--- START Dataset records ---

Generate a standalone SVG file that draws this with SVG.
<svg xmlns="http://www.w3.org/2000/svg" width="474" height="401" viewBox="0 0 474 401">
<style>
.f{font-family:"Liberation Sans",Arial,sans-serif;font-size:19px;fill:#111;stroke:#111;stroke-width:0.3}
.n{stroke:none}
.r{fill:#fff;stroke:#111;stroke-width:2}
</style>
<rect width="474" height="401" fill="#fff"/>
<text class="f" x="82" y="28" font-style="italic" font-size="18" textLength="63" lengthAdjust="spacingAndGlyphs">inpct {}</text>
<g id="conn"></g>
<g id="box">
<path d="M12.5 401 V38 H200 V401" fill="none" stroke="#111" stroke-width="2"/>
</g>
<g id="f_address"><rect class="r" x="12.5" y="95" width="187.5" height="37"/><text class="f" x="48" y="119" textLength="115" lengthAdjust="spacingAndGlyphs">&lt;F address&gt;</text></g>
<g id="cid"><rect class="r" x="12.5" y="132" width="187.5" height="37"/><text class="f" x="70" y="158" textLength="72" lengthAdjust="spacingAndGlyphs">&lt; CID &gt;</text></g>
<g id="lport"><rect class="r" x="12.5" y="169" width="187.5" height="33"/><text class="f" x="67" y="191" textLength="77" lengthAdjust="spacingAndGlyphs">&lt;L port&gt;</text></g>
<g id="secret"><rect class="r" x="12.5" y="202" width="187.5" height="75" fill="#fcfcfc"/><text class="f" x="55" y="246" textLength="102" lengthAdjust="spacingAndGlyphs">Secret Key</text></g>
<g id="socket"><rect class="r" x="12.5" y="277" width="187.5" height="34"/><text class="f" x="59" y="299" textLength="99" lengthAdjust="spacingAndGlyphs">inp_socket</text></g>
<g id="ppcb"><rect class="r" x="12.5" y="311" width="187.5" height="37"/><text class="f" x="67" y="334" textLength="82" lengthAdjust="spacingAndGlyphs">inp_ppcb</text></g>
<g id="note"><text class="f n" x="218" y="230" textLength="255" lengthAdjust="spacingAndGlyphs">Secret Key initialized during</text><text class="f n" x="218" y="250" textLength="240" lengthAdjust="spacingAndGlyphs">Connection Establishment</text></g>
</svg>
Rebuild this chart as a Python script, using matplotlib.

--- END Dataset records ---

What to work on: Extract each record, keeping it identical to the original.

Solution:
Generate a standalone SVG file that draws this with SVG.
<svg xmlns="http://www.w3.org/2000/svg" width="474" height="401" viewBox="0 0 474 401">
<style>
.f{font-family:"Liberation Sans",Arial,sans-serif;font-size:19px;fill:#111;stroke:#111;stroke-width:0.3}
.n{stroke:none}
.r{fill:#fff;stroke:#111;stroke-width:2}
</style>
<rect width="474" height="401" fill="#fff"/>
<text class="f" x="82" y="28" font-style="italic" font-size="18" textLength="63" lengthAdjust="spacingAndGlyphs">inpct {}</text>
<g id="conn"></g>
<g id="box">
<path d="M12.5 401 V38 H200 V401" fill="none" stroke="#111" stroke-width="2"/>
</g>
<g id="f_address"><rect class="r" x="12.5" y="95" width="187.5" height="37"/><text class="f" x="48" y="119" textLength="115" lengthAdjust="spacingAndGlyphs">&lt;F address&gt;</text></g>
<g id="cid"><rect class="r" x="12.5" y="132" width="187.5" height="37"/><text class="f" x="70" y="158" textLength="72" lengthAdjust="spacingAndGlyphs">&lt; CID &gt;</text></g>
<g id="lport"><rect class="r" x="12.5" y="169" width="187.5" height="33"/><text class="f" x="67" y="191" textLength="77" lengthAdjust="spacingAndGlyphs">&lt;L port&gt;</text></g>
<g id="secret"><rect class="r" x="12.5" y="202" width="187.5" height="75" fill="#fcfcfc"/><text class="f" x="55" y="246" textLength="102" lengthAdjust="spacingAndGlyphs">Secret Key</text></g>
<g id="socket"><rect class="r" x="12.5" y="277" width="187.5" height="34"/><text class="f" x="59" y="299" textLength="99" lengthAdjust="spacingAndGlyphs">inp_socket</text></g>
<g id="ppcb"><rect class="r" x="12.5" y="311" width="187.5" height="37"/><text class="f" x="67" y="334" textLength="82" lengthAdjust="spacingAndGlyphs">inp_ppcb</text></g>
<g id="note"><text class="f n" x="218" y="230" textLength="255" lengthAdjust="spacingAndGlyphs">Secret Key initialized during</text><text class="f n" x="218" y="250" textLength="240" lengthAdjust="spacingAndGlyphs">Connection Establishment</text></g>
</svg>
Rebuild this chart as a Python script, using matplotlib.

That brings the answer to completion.